The Bear Case for LITE Stock: Manufacturing Challenges and Supply Chain Risks
Lumentum’s most pressing challenge is capacity. EML laser production is fully booked under long-term agreements through 2027, yet demand continues to outpace supply. To close the gap, management is shifting away from its traditional in-house manufacturing model toward a heavier reliance on contract manufacturers, acknowledging that in-house capacity alone is simply not enough. Rivals who scale faster could take share.
Supply chain risk adds another layer of uncertainty.
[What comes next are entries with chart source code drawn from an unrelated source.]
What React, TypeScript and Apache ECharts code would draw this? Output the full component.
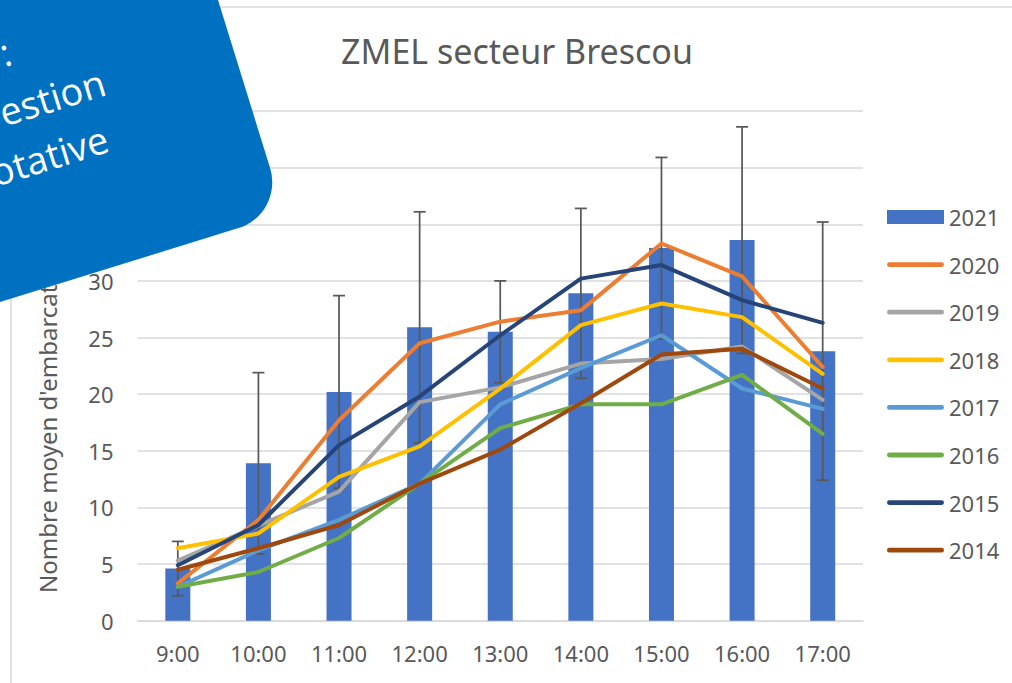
import React, { useEffect, useRef } from "react";
import * as echarts from "echarts";

const hours = ["9:00", "10:00", "11:00", "12:00", "13:00", "14:00", "15:00", "16:00", "17:00"];
const yTicks = { min: 0, max: 45, interval: 5 };

const y2021 = [4.6, 13.9, 20.2, 25.9, 25.5, 28.9, 32.9, 33.6, 23.8];
const err2021 = [2.4, 8.0, 8.5, 10.2, 4.5, 7.5, 8.0, 10.0, 11.4];
const y2020 = [3.3, 8.9, 17.7, 24.5, 26.4, 27.4, 33.3, 30.4, 22.4];
const y2019 = [5.3, 8.4, 11.4, 19.3, 20.6, 22.7, 23.1, 24.2, 19.5];
const y2018 = [6.4, 7.7, 12.7, 15.4, 20.5, 26.1, 28.0, 26.8, 21.8];
const y2017 = [3.0, 6.2, 8.9, 12.1, 19.1, 22.3, 25.2, 20.5, 18.7];
const y2016 = [3.0, 4.3, 7.3, 12.1, 17.0, 19.1, 19.1, 21.7, 16.5];
const y2015 = [4.9, 8.45, 15.5, 19.8, 25.2, 30.2, 31.4, 28.3, 26.3];
const y2014 = [4.5, 6.4, 8.45, 12.1, 15.1, 19.2, 23.5, 24.0, 20.5];

const lineSeries = [
  { name: "2020", data: y2020, color: "#ED7D31" },
  { name: "2019", data: y2019, color: "#A5A5A5" },
  { name: "2018", data: y2018, color: "#FFC000" },
  { name: "2017", data: y2017, color: "#5B9BD5" },
  { name: "2016", data: y2016, color: "#70AD47" },
  { name: "2015", data: y2015, color: "#264478" },
  { name: "2014", data: y2014, color: "#9E480E" },
];

const TITLE = "ZMEL secteur Brescou";
const Y_NAME = "Nombre moyen d'embarcations";
const BOX_LINES = [":", "estion", "otative"];

const TXT = "#595959";
const GRID = "#d9d9d9";
const FONT = "Noto Sans";
const LINE_ICON = "path://M2.5,0 L56.5,0 A2.5,2.5 0 0 1 56.5,5 L2.5,5 A2.5,2.5 0 0 1 2.5,0 Z";

export default function App() {
  const ref = useRef<HTMLDivElement>(null);

  useEffect(() => {
    if (!ref.current) return;
    const chart = echarts.init(ref.current, null, { renderer: "svg" });

    const theta = 0.3;
    const boxTextY = [-238, -181, -126];
    const boxTextX = [-214, -133, -147];

    const option: any = {
      animation: false,
      backgroundColor: "#ffffff",
      title: {
        text: TITLE,
        left: 512,
        top: 29,
        textAlign: "center",
        textStyle: { color: TXT, fontFamily: FONT, fontSize: 34, fontWeight: "normal" },
      },
      grid: { left: 137.5, right: 149, top: 111, bottom: 62.3, containLabel: false },
      legend: {
        orient: "vertical",
        left: 882,
        top: 201,
        itemWidth: 57,
        itemHeight: 14,
        itemGap: 25.6,
        itemStyle: { borderWidth: 0 },
        data: [
          { name: "2021", icon: "rect" },
          ...lineSeries.map((s) => ({ name: s.name, icon: LINE_ICON })),
        ],
        textStyle: { color: TXT, fontFamily: FONT, fontSize: 22, lineHeight: 22 },
      },
      xAxis: {
        type: "category",
        data: hours,
        axisLine: { show: true, lineStyle: { color: GRID, width: 1.5 } },
        axisTick: { show: false },
        axisLabel: { color: TXT, fontFamily: FONT, fontSize: 22, margin: 21 },
      },
      yAxis: {
        type: "value",
        min: yTicks.min,
        max: yTicks.max,
        interval: yTicks.interval,
        axisLine: { show: false },
        axisTick: { show: false },
        axisLabel: { color: TXT, fontFamily: FONT, fontSize: 22, margin: 24 },
        splitLine: { lineStyle: { color: GRID, width: 1.5 } },
      },
      series: [
        {
          name: "2021",
          type: "bar",
          data: y2021,
          barWidth: 25,
          itemStyle: { color: "#4472C4" },
          z: 1,
        },
        {
          name: "err2021",
          type: "custom",
          z: 2,
          encode: { x: 0, y: [1, 2] },
          data: hours.map((h, i) => [i, y2021[i] - err2021[i], y2021[i] + err2021[i]]),
          renderItem: (params: any, api: any) => {
            const i = api.value(0);
            const lo = api.coord([i, api.value(1)]);
            const hi = api.coord([i, api.value(2)]);
            const w = 6;
            const st = { stroke: "#595959", lineWidth: 1.75 };
            return {
              type: "group",
              children: [
                { type: "line", shape: { x1: lo[0], y1: lo[1], x2: hi[0], y2: hi[1] }, style: st },
                { type: "line", shape: { x1: lo[0] - w, y1: lo[1], x2: lo[0] + w, y2: lo[1] }, style: st },
                { type: "line", shape: { x1: hi[0] - w, y1: hi[1], x2: hi[0] + w, y2: hi[1] }, style: st },
              ],
            };
          },
        },
        ...lineSeries.map((s) => ({
          name: s.name,
          type: "line",
          data: s.data,
          symbol: "none",
          z: 3,
          itemStyle: { color: s.color },
          lineStyle: { color: s.color, width: 4, cap: "round", join: "round" },
        })),
      ],
      graphic: [
        {
          type: "rect",
          z: 0,
          shape: { x: 11, y: 7, width: 1200, height: 900 },
          style: { fill: "none", stroke: GRID, lineWidth: 1.5 },
          silent: true,
        },
        {
          type: "text",
          z: 5,
          x: 47,
          y: 593,
          rotation: Math.PI / 2,
          style: {
            text: Y_NAME,
            fill: TXT,
            font: `24px "${FONT}"`,
            textAlign: "left",
            textVerticalAlign: "middle",
          },
        },
        {
          type: "group",
          z: 100,
          x: 284.3,
          y: 213.9,
          rotation: theta,
          children: [
            {
              type: "rect",
              z: 100,
              shape: { x: -800, y: -700, width: 800, height: 700, r: 48 },
              style: { fill: "#0070C0" },
            },
            ...BOX_LINES.map((t, k) => ({
              type: "text",
              z: 101,
              x: boxTextX[k],
              y: boxTextY[k],
              style: {
                text: t,
                fill: "#ffffff",
                font: `38px "Open Sans"`,
                textAlign: "right",
                textVerticalAlign: "middle",
              },
            })),
          ],
        },
      ],
    };

    chart.setOption(option);
    return () => chart.dispose();
  }, []);

  return (
    <div
      ref={ref}
      style={{ position: "fixed", left: 0, top: 0, width: 1012, height: 683, background: "#fff" }}
    />
  );
}
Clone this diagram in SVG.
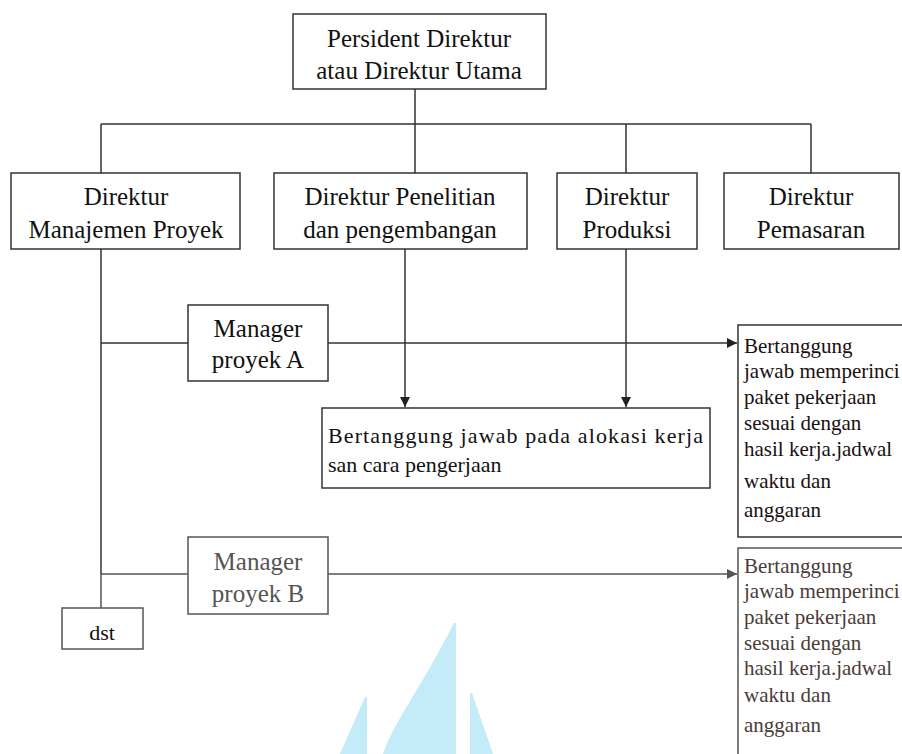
<svg xmlns="http://www.w3.org/2000/svg" width="902" height="754" viewBox="0 0 902 754">
<defs>
<marker id="arr" viewBox="0 0 10 10" refX="10" refY="5" markerWidth="10" markerHeight="10" markerUnits="userSpaceOnUse" orient="auto">
<path d="M0,0 L10,5 L0,10 z" fill="#222"/>
</marker>
<marker id="arrg" viewBox="0 0 10 10" refX="10" refY="5" markerWidth="10" markerHeight="10" markerUnits="userSpaceOnUse" orient="auto">
<path d="M0,0 L10,5 L0,10 z" fill="#555"/>
</marker>
<style>
.box{fill:#fff;stroke:#333;stroke-width:1.5}
.boxg{fill:#fff;stroke:#555;stroke-width:1.5}
.t{font-family:"Liberation Serif","Times New Roman",serif;font-size:25px;fill:#111;text-anchor:middle}
.tg{font-family:"Liberation Serif","Times New Roman",serif;font-size:25px;fill:#555;text-anchor:middle}
.s{font-family:"Liberation Serif","Times New Roman",serif;font-size:21px;fill:#1a1010}
.sb{font-family:"Liberation Serif","Times New Roman",serif;font-size:21px;fill:#4a3c38}
.m{font-family:"Liberation Serif","Times New Roman",serif;font-size:22px;fill:#111}
.ln{fill:none;stroke:#333;stroke-width:1.5}
.lng{fill:none;stroke:#555;stroke-width:1.5}
.wm{fill:#c4ebf8}
</style>
</defs>
<rect width="902" height="754" fill="#fff"/>
<g id="watermark">
<path class="wm" d="M454,623 L456,623 L456,754 L383,754 C395,720 420,690 454,623 z"/>
<path class="wm" d="M365,697 L367,697 L367,754 L340,754 z"/>
<path class="wm" d="M470,693 L472,693 L493,754 L470,754 z"/>
</g>
<g id="connectors">
<path class="ln" d="M415,89 V124 M101,124 H811 M101,124 V173 M415,124 V173 M626,124 V173 M811,124 V173"/>
<path class="ln" d="M101,249 V574"/>
<path class="ln" d="M101,343 H188"/>
<path class="ln" d="M328,343 H737" marker-end="url(#arr)"/>
<path class="ln" d="M405,249 V407" marker-end="url(#arr)"/>
<path class="ln" d="M626,249 V407" marker-end="url(#arr)"/>
<path class="lng" d="M101,574 V608 M101,574 H188"/>
<path class="lng" d="M328,574 H737" marker-end="url(#arrg)"/>
</g>
<g id="presiden">
<rect class="box" x="293" y="14" width="253" height="75"/>
<text class="t" x="419" y="47">Persident Direktur</text>
<text class="t" x="419" y="79">atau Direktur Utama</text>
</g>
<g id="dir-manajemen">
<rect class="box" x="11" y="173" width="229" height="76"/>
<text class="t" x="126" y="205">Direktur</text>
<text class="t" x="126" y="238">Manajemen Proyek</text>
</g>
<g id="dir-penelitian">
<rect class="box" x="274" y="173" width="253" height="76"/>
<text class="t" x="400" y="205">Direktur Penelitian</text>
<text class="t" x="400" y="238">dan pengembangan</text>
</g>
<g id="dir-produksi">
<rect class="box" x="557" y="173" width="140" height="76"/>
<text class="t" x="627" y="205">Direktur</text>
<text class="t" x="627" y="238">Produksi</text>
</g>
<g id="dir-pemasaran">
<rect class="box" x="724" y="173" width="175" height="76"/>
<text class="t" x="811" y="205">Direktur</text>
<text class="t" x="811" y="238">Pemasaran</text>
</g>
<g id="manager-a">
<rect class="box" x="188" y="305" width="140" height="76"/>
<text class="t" x="258" y="337">Manager</text>
<text class="t" x="258" y="368">proyek A</text>
</g>
<g id="alokasi">
<rect class="box" x="322" y="408" width="388" height="80"/>
<text class="m" x="328" y="443" textLength="375" lengthAdjust="spacing">Bertanggung jawab pada alokasi kerja</text>
<text class="m" x="328" y="472">san cara pengerjaan</text>
</g>
<g id="tugas-a">
<rect class="box" x="738" y="325" width="180" height="212"/>
<text class="s" x="744" y="353">Bertanggung</text>
<text class="s" x="744" y="378">jawab memperinci</text>
<text class="s" x="744" y="404">paket pekerjaan</text>
<text class="s" x="744" y="430">sesuai dengan</text>
<text class="s" x="744" y="456">hasil kerja.jadwal</text>
<text class="s" x="744" y="488">waktu dan</text>
<text class="s" x="744" y="517">anggaran</text>
</g>
<g id="manager-b">
<rect class="boxg" x="188" y="537" width="140" height="77"/>
<text class="tg" x="258" y="570">Manager</text>
<text class="tg" x="258" y="602">proyek B</text>
</g>
<g id="dst">
<rect class="boxg" x="62" y="608" width="81" height="41"/>
<text class="t" x="102" y="640" style="font-size:22px">dst</text>
</g>
<g id="tugas-b">
<rect class="boxg" x="738" y="548" width="180" height="220"/>
<text class="sb" x="744" y="573">Bertanggung</text>
<text class="sb" x="744" y="598">jawab memperinci</text>
<text class="sb" x="744" y="624">paket pekerjaan</text>
<text class="sb" x="744" y="650">sesuai dengan</text>
<text class="sb" x="744" y="675">hasil kerja.jadwal</text>
<text class="sb" x="744" y="702">waktu dan</text>
<text class="sb" x="744" y="732">anggaran</text>
</g>
</svg>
Indium phosphide – the key substrate material for Lumentum’s laser products – was added to China’s export control list in February 2025, requiring permits from China’s Ministry of Commerce before it can be shipped out of the country.
With the stock up over 1,000% in the past year and trading at a forward P/E above 86, there will be little tolerance among investors for any sign that growth is slipping.
Conclusion
After Lumentum’s record quarter, CEO Michael Hurlston said most of the gains still came from current-generation transceivers, adding that the company was “only just beginning to unlock the massive potential” of optical circuit switches and CPO for next-generation AI and cloud networks.
Looking forward, the question for investors is whether LITE stock still has room to run after its blistering rally, even with backlog growth and capacity already fully booked.